The spirits involved must be very powerful. How much effort would it take to produce a ship, or an entire train? Perhaps a group of spirits work together on the bigger images. There are, after all, a lot of dead trainspotters out there. It's not much of a stretch to think they might get together to relive their previous obsessions.

I am, as always, open to alternative interpretations, unless you want to tell me that metals have souls. I can suspend disbelief only so far.

3 comments:

astrologymemphis.blogspot.com said...

Guess I've heard of similar ones, like the Headless Horseman, but I thought the coaches were only in the movies. I've never heard of the apparition of a ship. I have no clue how it's possible, so waited for your hypothesis. Sounds as good as anything I would have worked out. Are there any pictures?

Romulus Crowe said...

Well, one of the most famous ghost trains is in the USA. It's Abraham Lincoln's funeral train. One version of the story is here, but there are many others:
http://www.shadowseekers.org/ohiohaunts/abrahamlincolnsfuneraltrain.html

This might--or might not--be one of those dead trainspotters:
http://www.ghoststudy.com/monthly/feb05/train.htm

Ghost coaches--sometimes even with headless horses--are all over the UK. Cars are less common but I recall a few incidents, notably one in North Wales. I'll try to find that.

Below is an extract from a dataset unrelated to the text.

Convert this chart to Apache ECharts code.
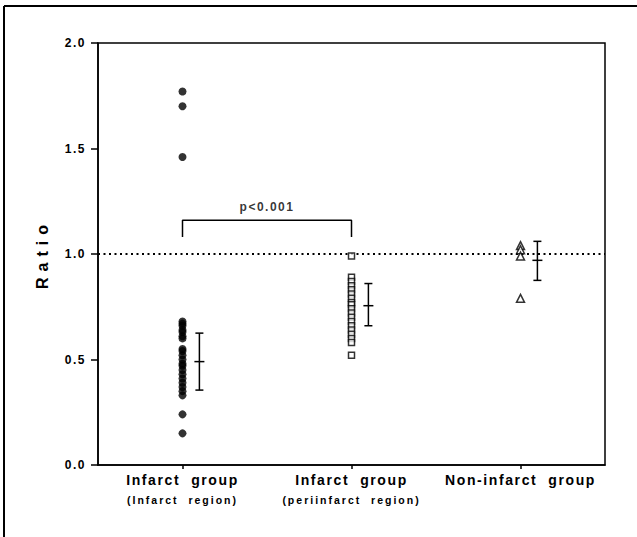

I don't know why the horses are headless. There are no records of horse-beheadings that I know of. Perhaps the spirit just can't get the head right.

Ghost ships usually appear in fog, so they are less certain. A real ship, in fog, can look ghostly. I think there are incidents where a ship known to have sunk was identified, but I'm not going to rely on memory. I'll hunt out the ghost ship references.

Romulus Crowe said...

How could I forget the Flying Dutchman, the most famous ghost ship of all?

There's a discussion of this, and other, ghost ships here:

http://www.unexplained-mysteries.com/forum/index.php?showtopic=11562&hl=

Some interesting stories, some of them believable.